## START Data lines

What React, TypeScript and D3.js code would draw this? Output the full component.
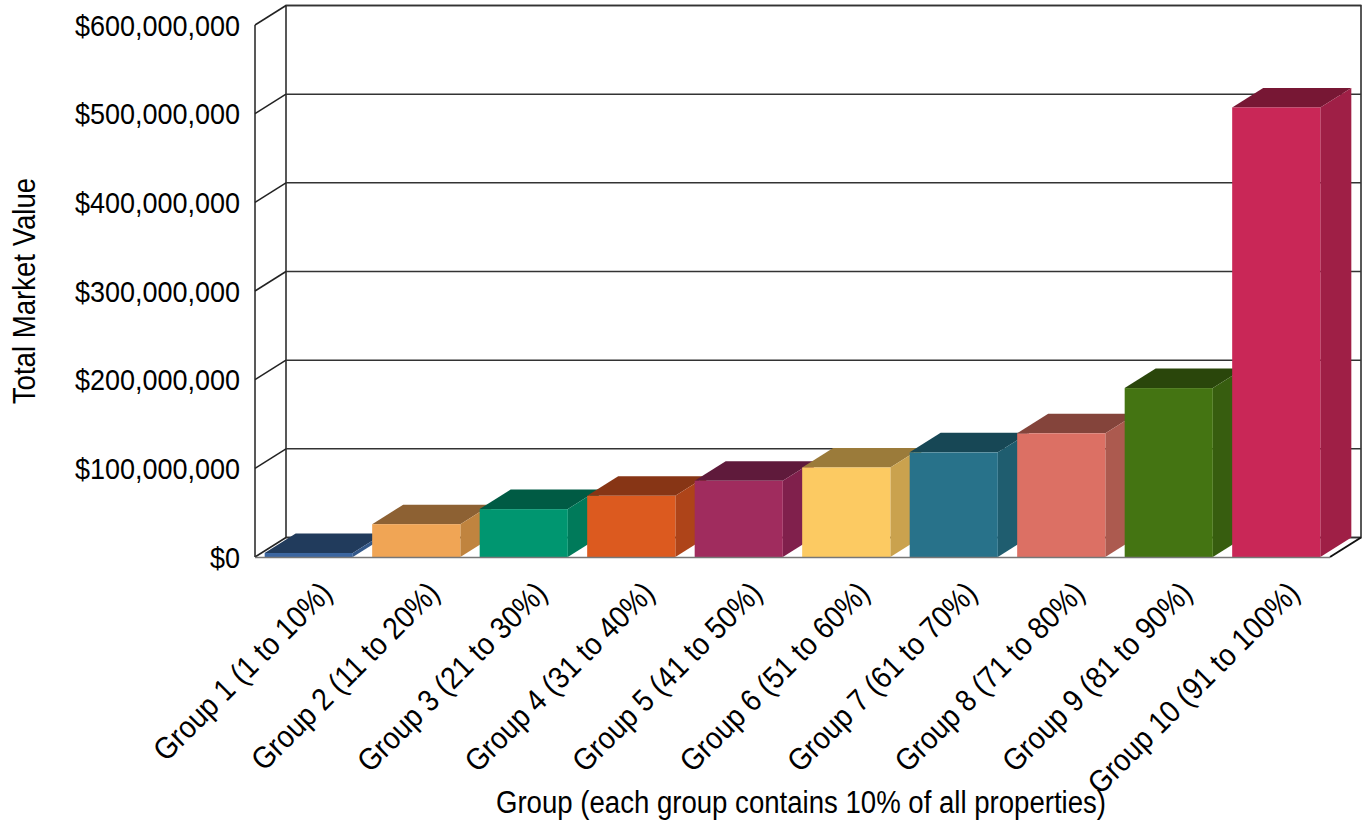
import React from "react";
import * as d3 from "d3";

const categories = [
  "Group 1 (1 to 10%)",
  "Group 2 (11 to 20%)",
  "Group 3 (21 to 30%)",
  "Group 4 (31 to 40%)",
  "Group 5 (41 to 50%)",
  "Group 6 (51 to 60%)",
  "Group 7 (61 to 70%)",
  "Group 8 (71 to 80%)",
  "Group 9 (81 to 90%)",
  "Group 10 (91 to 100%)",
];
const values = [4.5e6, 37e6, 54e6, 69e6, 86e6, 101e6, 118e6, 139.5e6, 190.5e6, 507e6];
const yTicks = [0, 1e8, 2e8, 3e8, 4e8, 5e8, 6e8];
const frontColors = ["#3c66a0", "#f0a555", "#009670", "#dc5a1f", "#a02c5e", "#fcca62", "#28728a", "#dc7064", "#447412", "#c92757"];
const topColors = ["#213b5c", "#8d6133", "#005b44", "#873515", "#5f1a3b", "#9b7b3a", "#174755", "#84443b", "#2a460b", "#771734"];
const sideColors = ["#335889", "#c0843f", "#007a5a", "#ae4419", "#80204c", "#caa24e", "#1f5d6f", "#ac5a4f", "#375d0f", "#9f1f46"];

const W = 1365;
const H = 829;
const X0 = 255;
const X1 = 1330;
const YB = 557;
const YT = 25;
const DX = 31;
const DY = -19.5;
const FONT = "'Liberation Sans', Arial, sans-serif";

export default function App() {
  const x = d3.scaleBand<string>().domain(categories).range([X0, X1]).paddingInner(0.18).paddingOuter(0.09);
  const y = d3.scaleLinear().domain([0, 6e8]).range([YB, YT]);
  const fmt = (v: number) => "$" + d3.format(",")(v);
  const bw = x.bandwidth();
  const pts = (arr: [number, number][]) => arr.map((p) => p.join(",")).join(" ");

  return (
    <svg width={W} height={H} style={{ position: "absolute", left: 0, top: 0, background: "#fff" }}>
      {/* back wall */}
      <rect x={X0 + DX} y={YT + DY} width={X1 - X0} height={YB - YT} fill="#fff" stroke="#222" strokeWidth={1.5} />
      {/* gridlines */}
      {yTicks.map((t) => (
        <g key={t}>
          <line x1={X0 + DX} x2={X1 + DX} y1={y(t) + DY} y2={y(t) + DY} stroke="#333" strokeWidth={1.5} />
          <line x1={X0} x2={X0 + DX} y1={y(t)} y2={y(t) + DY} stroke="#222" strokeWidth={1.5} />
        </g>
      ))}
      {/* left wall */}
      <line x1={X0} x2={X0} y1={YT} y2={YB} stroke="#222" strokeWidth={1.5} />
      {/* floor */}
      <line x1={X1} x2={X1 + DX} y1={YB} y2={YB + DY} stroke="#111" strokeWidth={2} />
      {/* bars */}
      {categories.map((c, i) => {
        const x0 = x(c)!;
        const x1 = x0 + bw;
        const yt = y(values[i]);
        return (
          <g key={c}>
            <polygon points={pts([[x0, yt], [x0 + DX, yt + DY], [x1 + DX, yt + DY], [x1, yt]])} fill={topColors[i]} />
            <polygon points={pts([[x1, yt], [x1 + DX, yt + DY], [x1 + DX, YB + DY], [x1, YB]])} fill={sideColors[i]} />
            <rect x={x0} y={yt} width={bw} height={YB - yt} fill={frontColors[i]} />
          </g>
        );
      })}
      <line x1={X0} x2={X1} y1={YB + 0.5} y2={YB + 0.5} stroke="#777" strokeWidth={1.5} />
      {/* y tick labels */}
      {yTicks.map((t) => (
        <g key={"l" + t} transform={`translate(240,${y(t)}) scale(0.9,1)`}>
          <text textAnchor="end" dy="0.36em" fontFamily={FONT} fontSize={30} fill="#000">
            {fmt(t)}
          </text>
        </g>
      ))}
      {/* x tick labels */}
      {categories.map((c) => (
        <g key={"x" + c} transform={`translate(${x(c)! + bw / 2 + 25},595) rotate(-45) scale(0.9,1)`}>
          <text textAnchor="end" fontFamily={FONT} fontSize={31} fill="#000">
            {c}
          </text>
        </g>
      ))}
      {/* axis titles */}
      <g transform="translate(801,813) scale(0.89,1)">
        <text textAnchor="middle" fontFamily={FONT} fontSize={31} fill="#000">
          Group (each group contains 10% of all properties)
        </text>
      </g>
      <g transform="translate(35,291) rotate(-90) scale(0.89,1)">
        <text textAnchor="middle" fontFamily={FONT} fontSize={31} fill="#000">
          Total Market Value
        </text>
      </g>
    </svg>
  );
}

## END Data lines

Set problem:
Only the lines from the start of the material through the line containing "const pts = (arr: [number, number][])" should be transcribed. Pictures stay out.

Expected answer:
What React, TypeScript and D3.js code would draw this? Output the full component.
import React from "react";
import * as d3 from "d3";

const categories = [
  "Group 1 (1 to 10%)",
  "Group 2 (11 to 20%)",
  "Group 3 (21 to 30%)",
  "Group 4 (31 to 40%)",
  "Group 5 (41 to 50%)",
  "Group 6 (51 to 60%)",
  "Group 7 (61 to 70%)",
  "Group 8 (71 to 80%)",
  "Group 9 (81 to 90%)",
  "Group 10 (91 to 100%)",
];
const values = [4.5e6, 37e6, 54e6, 69e6, 86e6, 101e6, 118e6, 139.5e6, 190.5e6, 507e6];
const yTicks = [0, 1e8, 2e8, 3e8, 4e8, 5e8, 6e8];
const frontColors = ["#3c66a0", "#f0a555", "#009670", "#dc5a1f", "#a02c5e", "#fcca62", "#28728a", "#dc7064", "#447412", "#c92757"];
const topColors = ["#213b5c", "#8d6133", "#005b44", "#873515", "#5f1a3b", "#9b7b3a", "#174755", "#84443b", "#2a460b", "#771734"];
const sideColors = ["#335889", "#c0843f", "#007a5a", "#ae4419", "#80204c", "#caa24e", "#1f5d6f", "#ac5a4f", "#375d0f", "#9f1f46"];

const W = 1365;
const H = 829;
const X0 = 255;
const X1 = 1330;
const YB = 557;
const YT = 25;
const DX = 31;
const DY = -19.5;
const FONT = "'Liberation Sans', Arial, sans-serif";

export default function App() {
  const x = d3.scaleBand<string>().domain(categories).range([X0, X1]).paddingInner(0.18).paddingOuter(0.09);
  const y = d3.scaleLinear().domain([0, 6e8]).range([YB, YT]);
  const fmt = (v: number) => "$" + d3.format(",")(v);
  const bw = x.bandwidth();
  const pts = (arr: [number, number][]) => arr.map((p) => p.join(",")).join(" ");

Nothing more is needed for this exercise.